• Data segment
— Begin —
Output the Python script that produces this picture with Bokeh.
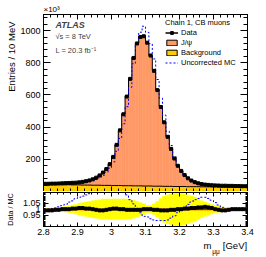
import numpy as np
from bokeh.plotting import figure
from bokeh.layouts import column
from bokeh.models import (ColumnDataSource, LinearAxis, FixedTicker, Range1d, Label, Title,
                          Legend, LegendItem, CustomJSTickFormatter)
from bokeh.transform import stack
from bokeh.embed import file_html
from bokeh.resources import INLINE

# ---------------- data ----------------
bin_low = [2.80, 2.81, 2.82, 2.83, 2.84, 2.85, 2.86, 2.87, 2.88, 2.89,
           2.90, 2.91, 2.92, 2.93, 2.94, 2.95, 2.96, 2.97, 2.98, 2.99,
           3.00, 3.01, 3.02, 3.03, 3.04, 3.05, 3.06, 3.07, 3.08, 3.09,
           3.10, 3.11, 3.12, 3.13, 3.14, 3.15, 3.16, 3.17, 3.18, 3.19,
           3.20, 3.21, 3.22, 3.23, 3.24, 3.25, 3.26, 3.27, 3.28, 3.29,
           3.30, 3.31, 3.32, 3.33, 3.34, 3.35, 3.36, 3.37, 3.38, 3.39]
bin_width = 0.01

# entries (x10^3) per 10 MeV
data = [48, 48, 49, 49, 50, 51, 52, 53, 54, 55,
        57, 60, 64, 69, 76, 86, 100, 118, 140, 170,
        215, 290, 380, 480, 590, 700, 830, 920, 960, 965,
        925, 845, 750, 630, 525, 430, 340, 265, 205, 160,
        128, 102, 82, 68, 58, 51, 46, 43, 41, 39,
        38, 37, 36, 36, 35, 35, 34, 34, 33, 33]
background = [44, 44, 43, 43, 43, 42, 42, 42, 41, 41,
              41, 40, 40, 40, 39, 39, 39, 38, 38, 38,
              37, 37, 37, 36, 36, 36, 35, 35, 35, 34,
              34, 34, 33, 33, 33, 32, 32, 32, 31, 31,
              31, 31, 30, 30, 30, 30, 29, 29, 29, 29,
              29, 28, 28, 28, 28, 28, 28, 27, 27, 27]
jpsi = [5, 5, 6, 6, 7, 9, 10, 11, 13, 14,
        15, 19, 24, 29, 37, 47, 62, 81, 103, 132,
        177, 252, 343, 444, 557, 668, 799, 890, 930, 931,
        891, 811, 721, 600, 497, 402, 311, 234, 175, 129,
        97, 71, 52, 37, 27, 20, 16, 13, 11, 10,
        9, 9, 8, 8, 7, 7, 6, 7, 6, 6]
uncorrected_mc = [48, 48, 49, 49, 49, 50, 50, 50, 50, 50,
                  52, 54, 57, 61, 67, 75, 86, 101, 120, 145,
                  184, 250, 330, 421, 527, 648, 794, 920, 990, 1027,
                  989, 918, 824, 696, 580, 475, 374, 286, 217, 165,
                  129, 100, 79, 64, 54, 47, 42, 39, 38, 36,
                  36, 36, 35, 36, 35, 35, 34, 34, 33, 33]
# ratio panel
ratio_data_mc = [0.99, 0.99, 0.99, 0.995, 0.995, 1.0, 1.0, 1.0, 1.005, 1.005,
                 1.01, 1.01, 1.005, 1.005, 1.0, 0.995, 0.99, 0.99, 0.995, 1.0,
                 1.005, 1.005, 1.0, 1.0, 0.995, 0.995, 0.995, 0.995, 0.995, 1.0,
                 1.0, 1.0, 0.995, 0.995, 0.99, 0.99, 0.99, 0.995, 0.995, 1.0,
                 1.0, 1.005, 1.005, 1.01, 1.01, 1.015, 1.015, 1.02, 1.015, 1.01,
                 1.0, 0.995, 0.99, 0.99, 0.995, 1.0, 1.0, 1.0, 1.0, 1.0]
ratio_uncorrected = [1.0, 1.0, 1.005, 1.01, 1.02, 1.03, 1.04, 1.06, 1.07, 1.09,
                     1.10, 1.11, 1.12, 1.13, 1.14, 1.15, 1.16, 1.17, 1.17, 1.17,
                     1.17, 1.16, 1.15, 1.14, 1.12, 1.08, 1.045, 1.0, 0.97, 0.94,
                     0.935, 0.92, 0.91, 0.905, 0.905, 0.905, 0.91, 0.925, 0.945, 0.97,
                     0.99, 1.015, 1.04, 1.06, 1.08, 1.09, 1.10, 1.10, 1.09, 1.075,
                     1.055, 1.035, 1.015, 1.0, 1.0, 0.995, 0.995, 1.0, 1.0, 1.0]
syst_band = [0.005, 0.006, 0.008, 0.01, 0.013, 0.017, 0.022, 0.028, 0.034, 0.04,
             0.048, 0.055, 0.06, 0.065, 0.07, 0.075, 0.08, 0.085, 0.085, 0.085,
             0.085, 0.085, 0.085, 0.085, 0.085, 0.08, 0.075, 0.065, 0.055, 0.045,
             0.03, 0.03, 0.045, 0.065, 0.09, 0.11, 0.12, 0.13, 0.14, 0.14,
             0.14, 0.13, 0.12, 0.11, 0.1, 0.085, 0.07, 0.06, 0.05, 0.04,
             0.03, 0.025, 0.02, 0.015, 0.012, 0.01, 0.01, 0.008, 0.008, 0.007]
ref_level = [1.0]

x_ticks = [2.8, 2.9, 3.0, 3.1, 3.2, 3.3, 3.4]
y_ticks = [200, 400, 600, 800, 1000]
r_ticks = [0.95, 1.0, 1.05]
# x-axis title pieces "m", subscript "μμ", "[GeV]" and where they sit along the axis
xtitle_main = ["m", "[GeV]"]
xtitle_main_pos = [3.2824, 3.3632]
xtitle_sub = ["μμ"]
xtitle_sub_pos = [3.3074]

# ---------------- styles ----------------
SALMON = "#FF9966"
GOLD = "#FFCC00"
YELLOW = "#FFFF00"
FONT = "Liberation Sans"

lo = np.array(bin_low)
hi = np.round(lo + bin_width, 3)
ctr = lo + bin_width / 2
edges = list(lo) + [hi[-1]]

src = ColumnDataSource(dict(left=lo, right=hi, center=ctr, data=data, bkg=background,
                            jpsi=jpsi, ratio=ratio_data_mc,
                            band_lo=1 - np.array(syst_band), band_hi=1 + np.array(syst_band)))
step_src = ColumnDataSource(dict(x=edges, bkg=background + [background[-1]],
                                 jpsi=jpsi + [jpsi[-1]],
                                 unc=uncorrected_mc + [uncorrected_mc[-1]],
                                 runc=ratio_uncorrected + [ratio_uncorrected[-1]]))

x_minor = list(np.round(np.arange(2.80, 3.4001, 0.02), 3))
y_minor = list(range(0, 1101, 40))
r_minor = list(np.round(np.arange(0.86, 1.1401, 0.01), 3))
fmt = CustomJSTickFormatter(code="return String(Math.round(tick*100)/100)")
blank_fmt = CustomJSTickFormatter(code="return ''")


def style_axis(ax, ticks, minor, show_labels, tick_len=6, minor_len=3):
    ax.ticker = FixedTicker(ticks=ticks, minor_ticks=minor)
    ax.major_tick_in = tick_len
    ax.major_tick_out = 0
    ax.minor_tick_in = minor_len
    ax.minor_tick_out = 0
    ax.axis_line_color = "black"
    ax.major_tick_line_color = "black"
    ax.minor_tick_line_color = "black"
    if show_labels:
        ax.formatter = fmt
        ax.major_label_text_font = FONT
        ax.major_label_text_font_size = "9px"
        ax.major_label_text_color = "black"
        ax.major_label_standoff = 3
    else:
        ax.formatter = blank_fmt
        ax.major_label_standoff = 0


def text_axis(names, positions, size, standoff):
    ax = LinearAxis(ticker=FixedTicker(ticks=positions, minor_ticks=[]),
                    formatter=CustomJSTickFormatter(args=dict(names=names),
                                                    code="return names[index]"))
    ax.axis_line_color = None
    ax.major_tick_line_color = None
    ax.minor_tick_line_color = None
    ax.major_tick_in = 0
    ax.major_tick_out = 0
    ax.minor_tick_in = 0
    ax.minor_tick_out = 0
    ax.major_label_text_font = FONT
    ax.major_label_text_font_size = size
    ax.major_label_text_color = "black"
    ax.major_label_standoff = standoff
    return ax


# ---------------- upper panel ----------------
p1 = figure(width=266, height=191, x_range=Range1d(2.8, 3.4), y_range=Range1d(0, 1100),
            output_backend="svg", toolbar_location=None,
            min_border_left=43, min_border_right=19, min_border_top=14, min_border_bottom=0)
p1.grid.visible = False
p1.outline_line_color = "black"
p1.outline_line_alpha = 1
p1.background_fill_color = "white"
p1.border_fill_color = "white"

p1.quad(left="left", right="right", bottom=0, top="bkg", source=src,
        fill_color=GOLD, line_color=GOLD, line_width=0.5)
p1.quad(left="left", right="right", bottom="bkg", top=stack("bkg", "jpsi"), source=src,
        fill_color=SALMON, line_color=SALMON, line_width=0.5)
p1.step(x="x", y="bkg", mode="after", source=step_src, line_color="black", line_width=1)
p1.step(x="x", y=stack("bkg", "jpsi"), mode="after", source=step_src,
        line_color="black", line_width=1)
unc_r = p1.step(x="x", y="unc", mode="after", source=step_src, line_color="blue",
                line_dash="2 2", line_width=1)
seg_r = p1.segment(x0="left", x1="right", y0="data", y1="data", source=src,
                   line_color="black", line_width=1.5)
pts_r = p1.scatter(x="center", y="data", source=src, marker="square", size=3,
                   fill_color="black", line_color="black")

# hidden renderers, used only for the legend symbols
cross_leg = p1.scatter(x="center", y="data", source=src, marker="cross", size=8,
                       line_color="black", line_width=1, visible=False)
jpsi_leg = p1.quad(left="left", right="right", bottom="bkg", top=stack("bkg", "jpsi"),
                   source=src, fill_color=SALMON, line_color="black", line_width=1,
                   visible=False)
bkg_leg = p1.quad(left="left", right="right", bottom=0, top="bkg", source=src,
                  fill_color=GOLD, line_color="black", line_width=1, visible=False)

legend = Legend(items=[LegendItem(label="Data", renderers=[seg_r, cross_leg, pts_r]),
                       LegendItem(label="J/ψ", renderers=[jpsi_leg]),
                       LegendItem(label="Background", renderers=[bkg_leg]),
                       LegendItem(label="Uncorrected MC", renderers=[unc_r])],
                title="Chain 1, CB muons", location=(122, 124),
                padding=0, margin=0, spacing=1, label_standoff=3,
                glyph_width=13, glyph_height=7, label_height=9,
                label_text_font=FONT, label_text_font_size="7.5px",
                label_text_color="black",
                title_text_font=FONT, title_text_font_size="7.5px",
                title_text_font_style="normal", title_text_color="black", title_standoff=1,
                border_line_color=None, background_fill_alpha=0,
                inactive_fill_alpha=0)
p1.add_layout(legend)

style_axis(p1.xaxis[0], x_ticks, x_minor, False, 5, 3)
style_axis(p1.yaxis[0], y_ticks, y_minor, True, 7, 4)
ax_top = LinearAxis()
style_axis(ax_top, x_ticks, x_minor, False, 5, 3)
p1.add_layout(ax_top, "above")
ax_right = LinearAxis()
style_axis(ax_right, y_ticks, y_minor, False, 7, 4)
p1.add_layout(ax_right, "right")

p1.add_layout(Title(text="×10³", align="left", text_font=FONT, text_font_size="8px",
                    text_font_style="normal", text_color="black", standoff=1), "above")
p1.add_layout(Title(text="Entries / 10 MeV", align="right", offset=7, standoff=1,
                    text_font=FONT, text_font_size="9.5px", text_font_style="normal",
                    text_color="black"), "left")

p1.add_layout(Label(x=2.835, y=1037, text="ATLAS", text_font=FONT, text_font_size="9px",
                    text_font_style="bold italic", text_baseline="middle"))
p1.add_layout(Label(x=2.835, y=963, text="√s = 8 TeV", text_font=FONT,
                    text_font_size="7.5px", text_baseline="middle"))
p1.add_layout(Label(x=2.835, y=876, text="L = 20.3 fb⁻¹", text_font=FONT,
                    text_font_size="7.5px", text_baseline="middle"))

# ---------------- ratio panel ----------------
p2 = figure(width=266, height=66, x_range=p1.x_range, y_range=Range1d(0.855, 1.14),
            output_backend="svg", toolbar_location=None,
            min_border_left=43, min_border_right=19, min_border_top=1, min_border_bottom=31)
p2.grid.visible = False
p2.outline_line_color = "black"
p2.outline_line_alpha = 1
p2.background_fill_color = "white"
p2.border_fill_color = "white"

p2.quad(left="left", right="right", bottom="band_lo", top="band_hi", source=src,
        fill_color=YELLOW, line_color=YELLOW, line_width=0.5)
p2.hspan(y=ref_level, line_color="red", line_width=1.5)
p2.step(x="x", y="runc", mode="after", source=step_src, line_color="blue",
        line_dash="2 2", line_width=1)
p2.segment(x0="left", x1="right", y0="ratio", y1="ratio", source=src,
           line_color="black", line_width=1.2)
p2.scatter(x="center", y="ratio", source=src, marker="square", size=3,
           fill_color="black", line_color="black")

style_axis(p2.xaxis[0], x_ticks, x_minor, True, 4, 2)
p2.xaxis[0].major_label_standoff = 2
style_axis(p2.yaxis[0], r_ticks, r_minor, True, 5, 2)
p2.yaxis[0].axis_label = "Data / MC"
p2.yaxis[0].axis_label_standoff = 5
p2.yaxis[0].axis_label_text_font = FONT
p2.yaxis[0].axis_label_text_font_size = "7.2px"
p2.yaxis[0].axis_label_text_font_style = "normal"
p2.yaxis[0].axis_label_text_color = "black"
ax_top2 = LinearAxis()
style_axis(ax_top2, x_ticks, x_minor, False, 4, 2)
p2.add_layout(ax_top2, "above")
ax_right2 = LinearAxis()
style_axis(ax_right2, r_ticks, r_minor, False, 5, 2)
p2.add_layout(ax_right2, "right")

# x-axis title  m_μμ [GeV]  (as tick-label texts of two extra axes)
p2.add_layout(text_axis(xtitle_main, xtitle_main_pos, "9.5px", 2), "below")
p2.add_layout(text_axis(xtitle_sub, xtitle_sub_pos, "6.5px", -6), "below")

layout = column(p1, p2, spacing=0)
open("out.html", "w").write(file_html(layout, INLINE))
— End —
• What is required
From the top of the listing above, repeat each line exactly until you reach the line containing "bin_width = 0.01", and repeat that one too. Leave the pictures out.

• Response to the exercise
Output the Python script that produces this picture with Bokeh.
import numpy as np
from bokeh.plotting import figure
from bokeh.layouts import column
from bokeh.models import (ColumnDataSource, LinearAxis, FixedTicker, Range1d, Label, Title,
                          Legend, LegendItem, CustomJSTickFormatter)
from bokeh.transform import stack
from bokeh.embed import file_html
from bokeh.resources import INLINE

# ---------------- data ----------------
bin_low = [2.80, 2.81, 2.82, 2.83, 2.84, 2.85, 2.86, 2.87, 2.88, 2.89,
           2.90, 2.91, 2.92, 2.93, 2.94, 2.95, 2.96, 2.97, 2.98, 2.99,
           3.00, 3.01, 3.02, 3.03, 3.04, 3.05, 3.06, 3.07, 3.08, 3.09,
           3.10, 3.11, 3.12, 3.13, 3.14, 3.15, 3.16, 3.17, 3.18, 3.19,
           3.20, 3.21, 3.22, 3.23, 3.24, 3.25, 3.26, 3.27, 3.28, 3.29,
           3.30, 3.31, 3.32, 3.33, 3.34, 3.35, 3.36, 3.37, 3.38, 3.39]
bin_width = 0.01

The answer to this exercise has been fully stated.